Stated exercise:
In the entries below, find the line containing "Give me the matplotlib source for this chart." and the line containing "from matplotlib.ticker import FuncFormatter". Copy those two lines and everything between them exactly, and only that.

Exercise materials:
§

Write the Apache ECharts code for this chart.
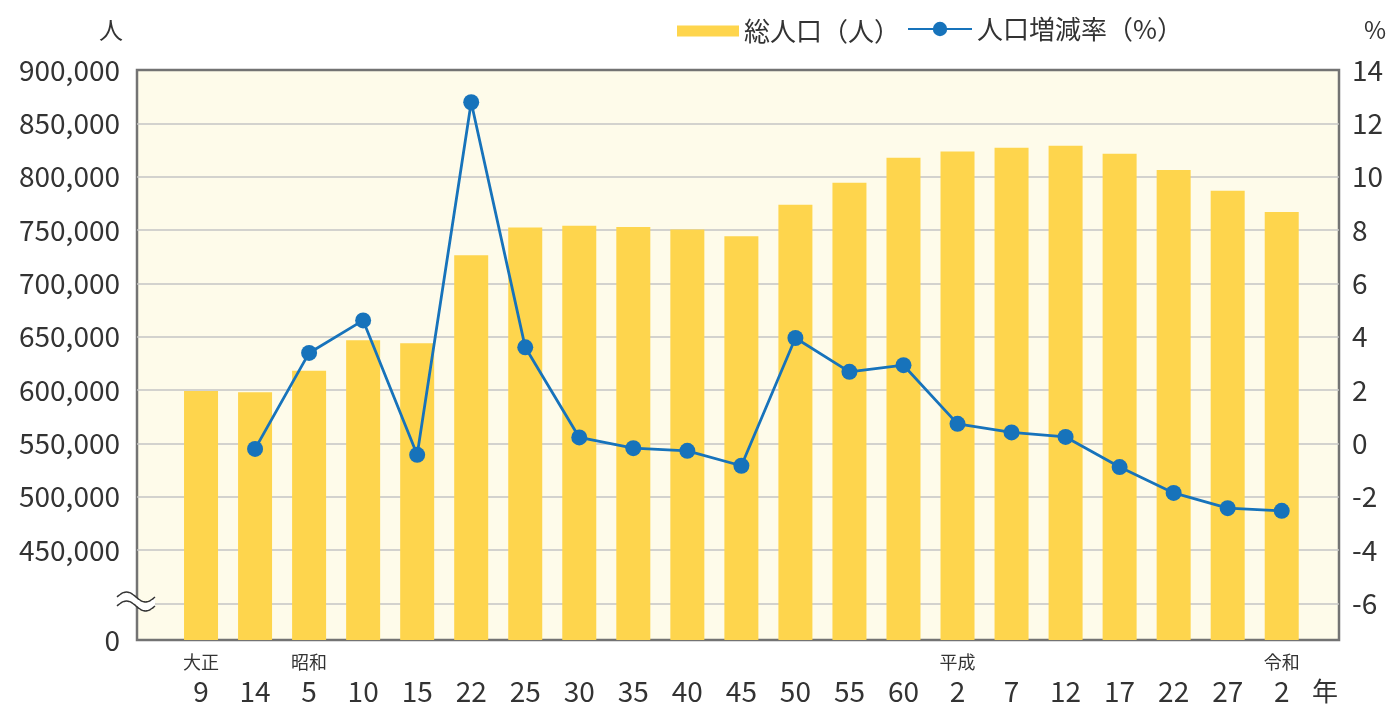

§

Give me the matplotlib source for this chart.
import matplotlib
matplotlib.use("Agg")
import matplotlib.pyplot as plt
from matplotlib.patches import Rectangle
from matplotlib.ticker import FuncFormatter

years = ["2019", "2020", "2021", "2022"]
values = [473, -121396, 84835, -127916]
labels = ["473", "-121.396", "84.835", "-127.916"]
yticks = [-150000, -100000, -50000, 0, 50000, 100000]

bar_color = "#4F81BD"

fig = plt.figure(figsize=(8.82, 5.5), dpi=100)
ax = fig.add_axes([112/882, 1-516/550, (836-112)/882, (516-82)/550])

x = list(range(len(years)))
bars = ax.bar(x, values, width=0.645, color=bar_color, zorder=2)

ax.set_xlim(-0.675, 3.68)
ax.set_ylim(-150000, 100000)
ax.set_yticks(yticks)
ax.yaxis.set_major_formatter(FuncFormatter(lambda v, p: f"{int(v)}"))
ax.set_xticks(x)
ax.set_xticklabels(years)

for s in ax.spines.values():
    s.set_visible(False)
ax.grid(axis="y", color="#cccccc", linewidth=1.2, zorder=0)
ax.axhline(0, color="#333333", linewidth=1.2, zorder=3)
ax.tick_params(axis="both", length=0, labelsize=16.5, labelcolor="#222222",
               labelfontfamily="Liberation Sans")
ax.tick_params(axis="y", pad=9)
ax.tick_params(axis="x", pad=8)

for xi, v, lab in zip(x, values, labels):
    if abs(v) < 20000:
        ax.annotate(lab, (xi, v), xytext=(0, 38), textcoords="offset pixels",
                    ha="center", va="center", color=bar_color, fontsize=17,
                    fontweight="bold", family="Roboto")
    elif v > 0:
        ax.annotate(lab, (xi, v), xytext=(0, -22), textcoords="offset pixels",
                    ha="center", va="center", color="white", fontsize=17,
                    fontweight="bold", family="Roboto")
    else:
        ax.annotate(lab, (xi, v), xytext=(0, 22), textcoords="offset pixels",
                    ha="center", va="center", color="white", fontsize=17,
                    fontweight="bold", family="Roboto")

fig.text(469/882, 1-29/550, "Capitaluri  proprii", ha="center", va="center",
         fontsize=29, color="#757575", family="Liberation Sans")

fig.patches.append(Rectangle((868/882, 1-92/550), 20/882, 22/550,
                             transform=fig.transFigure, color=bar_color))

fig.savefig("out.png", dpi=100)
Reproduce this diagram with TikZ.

§

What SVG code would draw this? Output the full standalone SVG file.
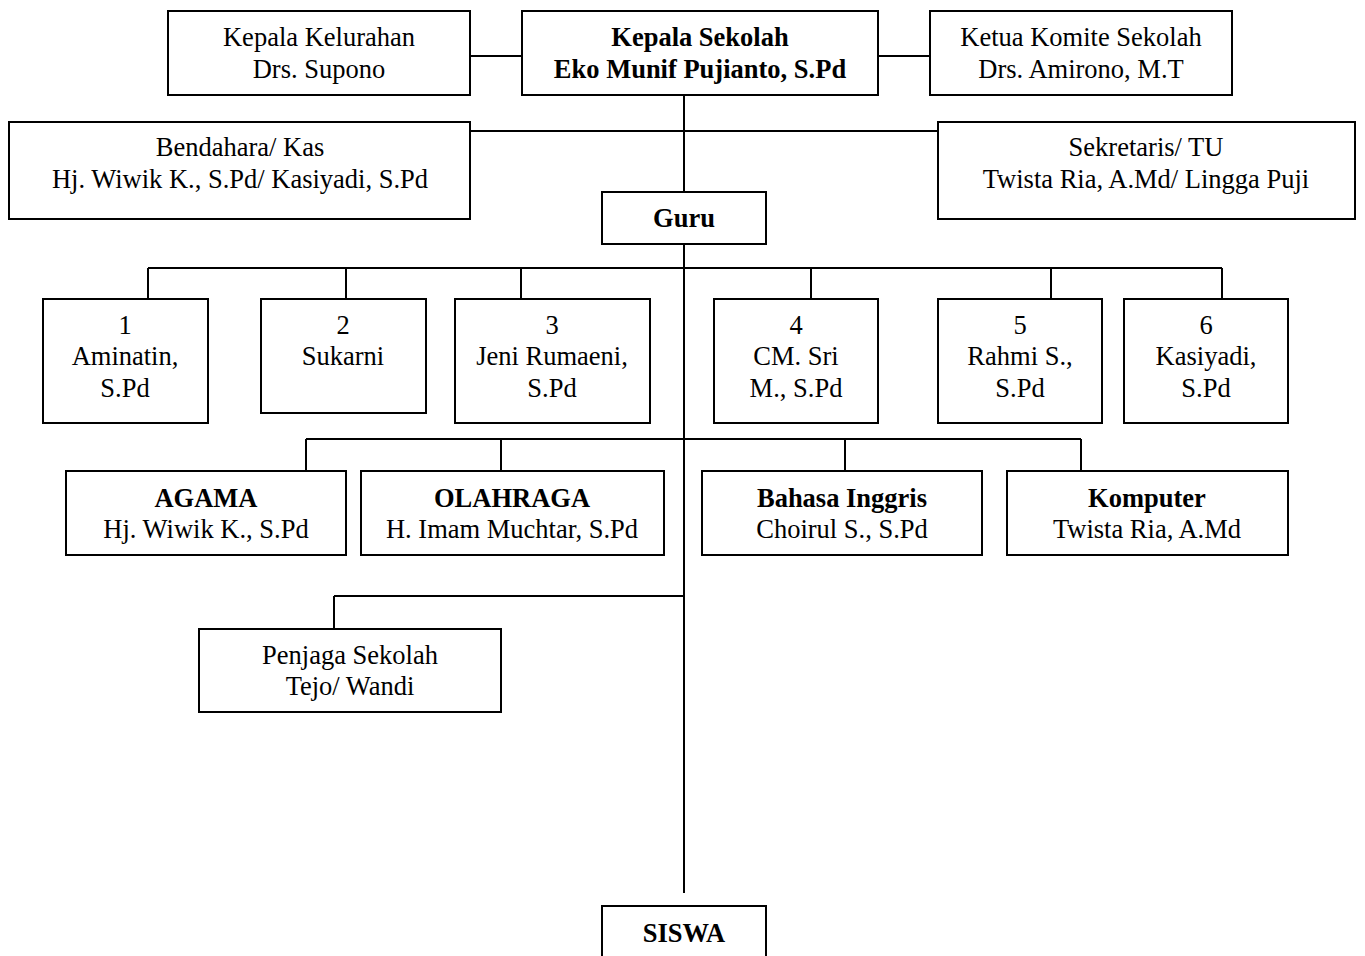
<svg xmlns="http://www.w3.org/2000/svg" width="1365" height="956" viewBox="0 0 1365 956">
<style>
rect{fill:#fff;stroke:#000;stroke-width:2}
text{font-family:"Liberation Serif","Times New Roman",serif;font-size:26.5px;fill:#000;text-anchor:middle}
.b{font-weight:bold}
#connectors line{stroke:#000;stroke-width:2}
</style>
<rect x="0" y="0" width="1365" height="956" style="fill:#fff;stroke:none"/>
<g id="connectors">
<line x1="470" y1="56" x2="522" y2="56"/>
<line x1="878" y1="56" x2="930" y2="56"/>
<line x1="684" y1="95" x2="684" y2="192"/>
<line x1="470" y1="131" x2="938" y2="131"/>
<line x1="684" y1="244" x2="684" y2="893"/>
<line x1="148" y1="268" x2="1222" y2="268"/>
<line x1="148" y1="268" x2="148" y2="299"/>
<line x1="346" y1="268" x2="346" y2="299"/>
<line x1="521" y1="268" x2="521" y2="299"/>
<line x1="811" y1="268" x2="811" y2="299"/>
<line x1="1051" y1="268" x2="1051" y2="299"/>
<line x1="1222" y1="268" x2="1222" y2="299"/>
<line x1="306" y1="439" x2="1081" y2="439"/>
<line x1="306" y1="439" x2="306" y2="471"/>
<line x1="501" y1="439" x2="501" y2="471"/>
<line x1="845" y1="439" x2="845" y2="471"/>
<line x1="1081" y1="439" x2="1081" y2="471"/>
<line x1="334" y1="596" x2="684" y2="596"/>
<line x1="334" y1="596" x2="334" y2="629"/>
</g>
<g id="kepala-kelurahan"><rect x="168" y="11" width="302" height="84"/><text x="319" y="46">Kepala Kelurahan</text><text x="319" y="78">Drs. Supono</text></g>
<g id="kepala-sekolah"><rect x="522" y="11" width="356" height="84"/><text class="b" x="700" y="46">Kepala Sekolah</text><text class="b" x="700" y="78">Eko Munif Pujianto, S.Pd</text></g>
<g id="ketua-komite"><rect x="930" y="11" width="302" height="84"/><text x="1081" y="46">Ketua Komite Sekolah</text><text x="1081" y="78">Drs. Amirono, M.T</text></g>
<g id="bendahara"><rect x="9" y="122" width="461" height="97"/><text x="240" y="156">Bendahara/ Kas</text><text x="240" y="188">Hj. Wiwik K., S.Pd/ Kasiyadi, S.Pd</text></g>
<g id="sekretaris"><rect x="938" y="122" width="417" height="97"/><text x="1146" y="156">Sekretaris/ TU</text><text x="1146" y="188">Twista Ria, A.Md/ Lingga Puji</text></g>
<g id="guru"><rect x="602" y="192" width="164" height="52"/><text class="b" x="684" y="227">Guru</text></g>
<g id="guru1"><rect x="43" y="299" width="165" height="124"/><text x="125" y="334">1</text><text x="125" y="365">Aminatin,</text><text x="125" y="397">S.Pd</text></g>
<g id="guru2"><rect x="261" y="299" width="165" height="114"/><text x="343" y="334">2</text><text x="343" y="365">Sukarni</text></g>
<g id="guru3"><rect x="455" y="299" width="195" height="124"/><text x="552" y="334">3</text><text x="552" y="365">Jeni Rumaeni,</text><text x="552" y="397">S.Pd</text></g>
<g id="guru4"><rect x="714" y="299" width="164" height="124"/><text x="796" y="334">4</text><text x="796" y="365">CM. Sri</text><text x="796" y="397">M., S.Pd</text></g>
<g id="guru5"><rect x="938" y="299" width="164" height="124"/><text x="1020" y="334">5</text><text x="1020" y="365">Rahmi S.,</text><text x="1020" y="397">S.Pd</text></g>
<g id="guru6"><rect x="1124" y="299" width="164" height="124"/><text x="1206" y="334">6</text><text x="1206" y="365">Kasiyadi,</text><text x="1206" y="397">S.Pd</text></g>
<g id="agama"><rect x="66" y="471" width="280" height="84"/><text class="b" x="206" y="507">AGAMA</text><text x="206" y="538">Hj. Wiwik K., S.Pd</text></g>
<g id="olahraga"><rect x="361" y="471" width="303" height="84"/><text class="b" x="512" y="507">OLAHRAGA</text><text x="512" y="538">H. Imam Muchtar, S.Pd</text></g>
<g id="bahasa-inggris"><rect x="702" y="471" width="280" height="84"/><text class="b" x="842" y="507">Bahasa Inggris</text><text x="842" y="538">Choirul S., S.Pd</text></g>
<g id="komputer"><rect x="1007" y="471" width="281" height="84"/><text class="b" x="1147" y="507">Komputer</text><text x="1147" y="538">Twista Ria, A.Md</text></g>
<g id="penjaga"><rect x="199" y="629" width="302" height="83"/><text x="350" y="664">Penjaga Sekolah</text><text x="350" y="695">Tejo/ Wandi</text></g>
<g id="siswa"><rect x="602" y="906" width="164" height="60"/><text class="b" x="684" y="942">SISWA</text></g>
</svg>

§

Full solution:
Give me the matplotlib source for this chart.
import matplotlib
matplotlib.use("Agg")
import matplotlib.pyplot as plt
from matplotlib.patches import Rectangle
from matplotlib.ticker import FuncFormatter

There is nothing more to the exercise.